When filing to receive VA pension payments, be sure to report all your and your spouse’s income and the value of your assets. Failure to report assets or transferring assets for less than fair market value could result in a penalty period.
VA Recognized Wartime Periods
In the U.S., lawmakers set the recognized wartime periods. Serving in the military for at least one day during any of the following wartime periods could qualify you for pension benefits (i.e., monthly payments).
- Mexican Border period – May 9, 1916, to April 5, 1917, for veterans who served in Mexico, on the border, or in nearby waterways
- World War I – April 6, 1917, to November 11, 1918
- World War II – December 7, 1941, to December 31, 1946
- Korean War – June 27, 1950, to January 31, 1955
- Vietnam War – November 1, 1955, to May 7, 1945, for veterans serving in the Republic of Vietnam. August 5, 1964, to May 7, 1975, for veterans serving outside the Republic of Vietnam.
- Gulf War – August 2, 1990, to a date to be determined by law or presidential proclamation.
How Do I File for a Pension?
Surviving spouses of veterans and eligible children of deceased veterans may file for a VA Survivors Pension plan by choosing one of the below application options:
- Help from a VA Representative: Accredited attorneys, VA claims agents and Veterans Service Officers (VSOs) assist anyone filing for VA benefits through the course of claims and appeals.
- File Online with AccessVA: Upload documents to the online portal.
- Mail in your application: Print the Application for DIC, Death Pension, and/or Accrued Benefits (VA Form 21P-534EZ) or visit a local VA office for a copy.
- Visit a VA Regional Office: Go in person to a Regional Office to submit your application.
What Happens After I File for VA Benefits?
After you file an application for VA Survivors Pension, the organization will review your claim and respond with their decision.

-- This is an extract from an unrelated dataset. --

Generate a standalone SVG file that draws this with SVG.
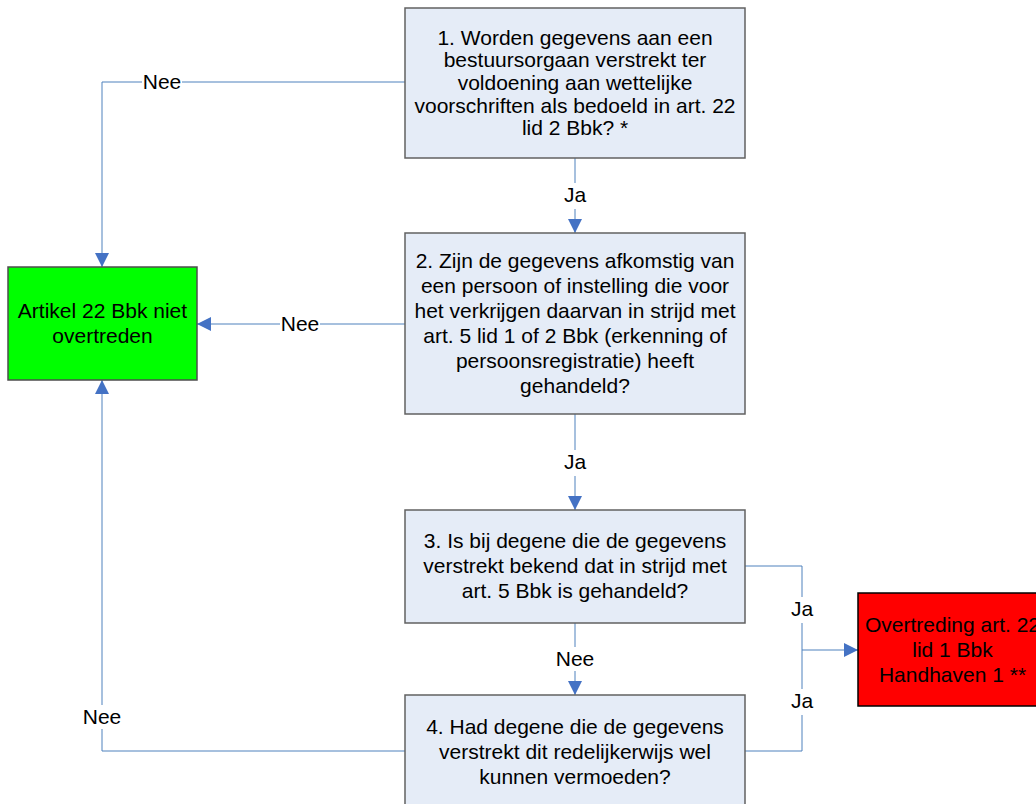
<svg xmlns="http://www.w3.org/2000/svg" width="1036" height="804" viewBox="0 0 1036 804">
<defs>
<style>
.box{fill:#E5ECF7;stroke:#616161;stroke-width:1.5}
.t{font-family:"Liberation Sans",Arial,sans-serif;font-size:21px;fill:#000;text-anchor:middle}
.c{fill:none;stroke:#4F81BD;stroke-width:1}
.bg{fill:#fff}
</style>
<marker id="ah" markerWidth="14" markerHeight="14" refX="14" refY="7" orient="auto" markerUnits="userSpaceOnUse">
<path d="M0,0 L14,7 L0,14 Z" fill="#4472C4"/>
</marker>
</defs>
<rect width="1036" height="804" fill="#fff"/>
<g id="connectors">
<path class="c" d="M405,82 H102 V267" marker-end="url(#ah)"/>
<path class="c" d="M575,158 V233" marker-end="url(#ah)"/>
<path class="c" d="M405,324 H197" marker-end="url(#ah)"/>
<path class="c" d="M575,414 V510" marker-end="url(#ah)"/>
<path class="c" d="M575,623 V695" marker-end="url(#ah)"/>
<path class="c" d="M745,566 H802 V650"/>
<path class="c" d="M745,751 H802 V650"/>
<path class="c" d="M802,650 H858" marker-end="url(#ah)"/>
<path class="c" d="M405,751 H102 V380" marker-end="url(#ah)"/>
<rect class="bg" x="142" y="70" width="40" height="24"/>
<text class="t" x="162" y="89">Nee</text>
<rect class="bg" x="560" y="183" width="30" height="26"/>
<text class="t" x="575" y="202">Ja</text>
<rect class="bg" x="280" y="312" width="40" height="24"/>
<text class="t" x="300" y="331">Nee</text>
<rect class="bg" x="560" y="450" width="30" height="26"/>
<text class="t" x="575" y="469">Ja</text>
<rect class="bg" x="555" y="647" width="40" height="24"/>
<text class="t" x="575" y="666">Nee</text>
<rect class="bg" x="787" y="597" width="30" height="26"/>
<text class="t" x="802" y="616">Ja</text>
<rect class="bg" x="787" y="689" width="30" height="26"/>
<text class="t" x="802" y="708">Ja</text>
<rect class="bg" x="82" y="705" width="40" height="24"/>
<text class="t" x="102" y="724">Nee</text>
</g>
<g id="q1">
<rect class="box" x="405" y="8" width="340" height="150"/>
<text class="t" x="575" y="44.5">1. Worden gegevens aan een</text>
<text class="t" x="575" y="67.2">bestuursorgaan verstrekt ter</text>
<text class="t" x="575" y="89.9">voldoening aan wettelijke</text>
<text class="t" x="575" y="112.6">voorschriften als bedoeld in art. 22</text>
<text class="t" x="575" y="135.3">lid 2 Bbk? *</text>
</g>
<g id="q2">
<rect class="box" x="405" y="233" width="340" height="181"/>
<text class="t" x="575" y="268">2. Zijn de gegevens afkomstig van</text>
<text class="t" x="575" y="293">een persoon of instelling die voor</text>
<text class="t" x="575" y="318">het verkrijgen daarvan in strijd met</text>
<text class="t" x="575" y="343">art. 5 lid 1 of 2 Bbk (erkenning of</text>
<text class="t" x="575" y="368">persoonsregistratie) heeft</text>
<text class="t" x="575" y="393">gehandeld?</text>
</g>
<g id="q3">
<rect class="box" x="405" y="510" width="340" height="113"/>
<text class="t" x="575" y="548">3. Is bij degene die de gegevens</text>
<text class="t" x="575" y="573">verstrekt bekend dat in strijd met</text>
<text class="t" x="575" y="598">art. 5 Bbk is gehandeld?</text>
</g>
<g id="q4">
<rect class="box" x="405" y="695" width="340" height="113"/>
<text class="t" x="575" y="734">4. Had degene die de gegevens</text>
<text class="t" x="575" y="759">verstrekt dit redelijkerwijs wel</text>
<text class="t" x="575" y="784">kunnen vermoeden?</text>
</g>
<g id="niet-overtreden">
<rect x="8" y="267" width="189" height="113" fill="#00FF00" stroke="#4d4d4d" stroke-width="1.5"/>
<text class="t" x="102.5" y="318">Artikel 22 Bbk niet</text>
<text class="t" x="102.5" y="343">overtreden</text>
</g>
<g id="overtreding">
<rect x="858" y="593" width="189" height="113" fill="#FF0000" stroke="#000" stroke-width="1.5"/>
<text class="t" x="952.5" y="632">Overtreding art. 22</text>
<text class="t" x="952.5" y="657">lid 1 Bbk</text>
<text class="t" x="952.5" y="682">Handhaven 1 **</text>
</g>
</svg>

The VA reviews claims based on the order they’re submitted. Although, priority claims are processed earlier.
Check the status of your claim, request a review or appeal, view payment history, and change your personal information on the VA’s online pension management center. You can sign in with an ID.me, DS Logon, or My HealtheVet account.
If the VA denies your pension claim, you still may qualify for other veteran survivor benefits or compensation. A lawyer with VA claims experience may help you file an appeal or seek other types of monetary compensation.